» **Task objective**
Transcribe the listing in full, excluding any pictures.

» **Information supplied**
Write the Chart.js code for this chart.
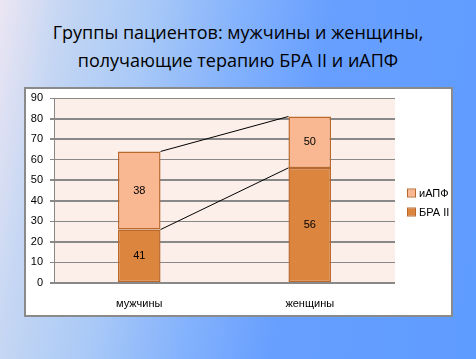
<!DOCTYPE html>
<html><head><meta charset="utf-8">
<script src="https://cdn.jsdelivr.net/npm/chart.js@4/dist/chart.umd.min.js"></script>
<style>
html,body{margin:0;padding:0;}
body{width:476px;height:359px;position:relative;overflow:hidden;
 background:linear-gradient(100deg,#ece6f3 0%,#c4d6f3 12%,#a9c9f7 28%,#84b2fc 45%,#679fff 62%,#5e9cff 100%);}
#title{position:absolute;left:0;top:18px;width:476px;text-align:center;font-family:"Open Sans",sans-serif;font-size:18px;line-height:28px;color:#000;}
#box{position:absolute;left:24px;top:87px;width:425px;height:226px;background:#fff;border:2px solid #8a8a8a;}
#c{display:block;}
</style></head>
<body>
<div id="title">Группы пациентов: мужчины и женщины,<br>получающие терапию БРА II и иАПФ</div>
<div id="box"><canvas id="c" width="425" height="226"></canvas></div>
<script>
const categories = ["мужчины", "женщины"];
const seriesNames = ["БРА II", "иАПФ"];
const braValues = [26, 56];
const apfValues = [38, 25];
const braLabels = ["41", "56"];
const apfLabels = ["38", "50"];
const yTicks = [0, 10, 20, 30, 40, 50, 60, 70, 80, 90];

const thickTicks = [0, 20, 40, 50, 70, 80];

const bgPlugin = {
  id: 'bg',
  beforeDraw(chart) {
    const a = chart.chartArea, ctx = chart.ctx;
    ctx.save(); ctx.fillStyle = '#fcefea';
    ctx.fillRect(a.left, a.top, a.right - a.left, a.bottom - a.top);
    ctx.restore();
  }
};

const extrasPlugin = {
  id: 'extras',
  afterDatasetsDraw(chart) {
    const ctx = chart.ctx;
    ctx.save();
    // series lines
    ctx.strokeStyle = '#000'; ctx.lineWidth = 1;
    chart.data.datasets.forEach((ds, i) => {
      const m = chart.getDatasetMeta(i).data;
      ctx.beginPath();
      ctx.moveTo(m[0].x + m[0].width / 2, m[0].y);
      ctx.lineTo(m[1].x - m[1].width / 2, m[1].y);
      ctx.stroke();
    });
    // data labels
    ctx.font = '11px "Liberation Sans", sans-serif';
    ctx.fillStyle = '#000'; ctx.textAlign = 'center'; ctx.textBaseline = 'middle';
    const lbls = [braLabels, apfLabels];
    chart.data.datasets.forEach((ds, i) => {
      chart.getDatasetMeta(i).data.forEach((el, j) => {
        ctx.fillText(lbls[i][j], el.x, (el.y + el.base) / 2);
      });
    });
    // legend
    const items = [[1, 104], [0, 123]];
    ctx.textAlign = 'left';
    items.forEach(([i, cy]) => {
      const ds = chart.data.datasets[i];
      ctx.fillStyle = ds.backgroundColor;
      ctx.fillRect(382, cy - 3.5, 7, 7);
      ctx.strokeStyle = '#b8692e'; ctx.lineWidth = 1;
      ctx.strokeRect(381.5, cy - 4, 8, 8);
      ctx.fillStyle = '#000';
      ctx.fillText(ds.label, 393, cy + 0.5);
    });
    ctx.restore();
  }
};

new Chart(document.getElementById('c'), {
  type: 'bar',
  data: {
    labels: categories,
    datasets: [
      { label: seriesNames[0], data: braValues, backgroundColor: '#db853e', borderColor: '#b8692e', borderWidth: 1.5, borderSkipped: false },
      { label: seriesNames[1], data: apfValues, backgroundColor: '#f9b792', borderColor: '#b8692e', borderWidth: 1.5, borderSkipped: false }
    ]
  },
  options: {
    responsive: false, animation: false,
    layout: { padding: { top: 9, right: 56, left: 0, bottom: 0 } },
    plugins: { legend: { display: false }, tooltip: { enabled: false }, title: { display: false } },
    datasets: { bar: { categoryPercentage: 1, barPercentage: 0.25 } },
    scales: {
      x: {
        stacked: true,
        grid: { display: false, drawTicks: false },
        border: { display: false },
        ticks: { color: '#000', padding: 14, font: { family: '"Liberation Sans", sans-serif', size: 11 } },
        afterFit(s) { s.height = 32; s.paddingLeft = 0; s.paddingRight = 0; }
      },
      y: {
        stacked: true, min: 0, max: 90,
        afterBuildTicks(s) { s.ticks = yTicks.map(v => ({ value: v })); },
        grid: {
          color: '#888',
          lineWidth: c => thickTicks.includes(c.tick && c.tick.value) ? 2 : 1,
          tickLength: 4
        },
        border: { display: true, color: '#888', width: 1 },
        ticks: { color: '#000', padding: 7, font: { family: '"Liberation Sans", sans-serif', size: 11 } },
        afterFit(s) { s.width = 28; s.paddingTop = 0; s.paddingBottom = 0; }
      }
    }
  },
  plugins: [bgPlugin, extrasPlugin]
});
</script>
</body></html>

» **Reply to the exercise**
Write the Chart.js code for this chart.
<!DOCTYPE html>
<html><head><meta charset="utf-8">
<script src="https://cdn.jsdelivr.net/npm/chart.js@4/dist/chart.umd.min.js"></script>
<style>
html,body{margin:0;padding:0;}
body{width:476px;height:359px;position:relative;overflow:hidden;
 background:linear-gradient(100deg,#ece6f3 0%,#c4d6f3 12%,#a9c9f7 28%,#84b2fc 45%,#679fff 62%,#5e9cff 100%);}
#title{position:absolute;left:0;top:18px;width:476px;text-align:center;font-family:"Open Sans",sans-serif;font-size:18px;line-height:28px;color:#000;}
#box{position:absolute;left:24px;top:87px;width:425px;height:226px;background:#fff;border:2px solid #8a8a8a;}
#c{display:block;}
</style></head>
<body>
<div id="title">Группы пациентов: мужчины и женщины,<br>получающие терапию БРА II и иАПФ</div>
<div id="box"><canvas id="c" width="425" height="226"></canvas></div>
<script>
const categories = ["мужчины", "женщины"];
const seriesNames = ["БРА II", "иАПФ"];
const braValues = [26, 56];
const apfValues = [38, 25];
const braLabels = ["41", "56"];
const apfLabels = ["38", "50"];
const yTicks = [0, 10, 20, 30, 40, 50, 60, 70, 80, 90];

const thickTicks = [0, 20, 40, 50, 70, 80];

const bgPlugin = {
  id: 'bg',
  beforeDraw(chart) {
    const a = chart.chartArea, ctx = chart.ctx;
    ctx.save(); ctx.fillStyle = '#fcefea';
    ctx.fillRect(a.left, a.top, a.right - a.left, a.bottom - a.top);
    ctx.restore();
  }
};

const extrasPlugin = {
  id: 'extras',
  afterDatasetsDraw(chart) {
    const ctx = chart.ctx;
    ctx.save();
    // series lines
    ctx.strokeStyle = '#000'; ctx.lineWidth = 1;
    chart.data.datasets.forEach((ds, i) => {
      const m = chart.getDatasetMeta(i).data;
      ctx.beginPath();
      ctx.moveTo(m[0].x + m[0].width / 2, m[0].y);
      ctx.lineTo(m[1].x - m[1].width / 2, m[1].y);
      ctx.stroke();
    });
    // data labels
    ctx.font = '11px "Liberation Sans", sans-serif';
    ctx.fillStyle = '#000'; ctx.textAlign = 'center'; ctx.textBaseline = 'middle';
    const lbls = [braLabels, apfLabels];
    chart.data.datasets.forEach((ds, i) => {
      chart.getDatasetMeta(i).data.forEach((el, j) => {
        ctx.fillText(lbls[i][j], el.x, (el.y + el.base) / 2);
      });
    });
    // legend
    const items = [[1, 104], [0, 123]];
    ctx.textAlign = 'left';
    items.forEach(([i, cy]) => {
      const ds = chart.data.datasets[i];
      ctx.fillStyle = ds.backgroundColor;
      ctx.fillRect(382, cy - 3.5, 7, 7);
      ctx.strokeStyle = '#b8692e'; ctx.lineWidth = 1;
      ctx.strokeRect(381.5, cy - 4, 8, 8);
      ctx.fillStyle = '#000';
      ctx.fillText(ds.label, 393, cy + 0.5);
    });
    ctx.restore();
  }
};

new Chart(document.getElementById('c'), {
  type: 'bar',
  data: {
    labels: categories,
    datasets: [
      { label: seriesNames[0], data: braValues, backgroundColor: '#db853e', borderColor: '#b8692e', borderWidth: 1.5, borderSkipped: false },
      { label: seriesNames[1], data: apfValues, backgroundColor: '#f9b792', borderColor: '#b8692e', borderWidth: 1.5, borderSkipped: false }
    ]
  },
  options: {
    responsive: false, animation: false,
    layout: { padding: { top: 9, right: 56, left: 0, bottom: 0 } },
    plugins: { legend: { display: false }, tooltip: { enabled: false }, title: { display: false } },
    datasets: { bar: { categoryPercentage: 1, barPercentage: 0.25 } },
    scales: {
      x: {
        stacked: true,
        grid: { display: false, drawTicks: false },
        border: { display: false },
        ticks: { color: '#000', padding: 14, font: { family: '"Liberation Sans", sans-serif', size: 11 } },
        afterFit(s) { s.height = 32; s.paddingLeft = 0; s.paddingRight = 0; }
      },
      y: {
        stacked: true, min: 0, max: 90,
        afterBuildTicks(s) { s.ticks = yTicks.map(v => ({ value: v })); },
        grid: {
          color: '#888',
          lineWidth: c => thickTicks.includes(c.tick && c.tick.value) ? 2 : 1,
          tickLength: 4
        },
        border: { display: true, color: '#888', width: 1 },
        ticks: { color: '#000', padding: 7, font: { family: '"Liberation Sans", sans-serif', size: 11 } },
        afterFit(s) { s.width = 28; s.paddingTop = 0; s.paddingBottom = 0; }
      }
    }
  },
  plugins: [bgPlugin, extrasPlugin]
});
</script>
</body></html>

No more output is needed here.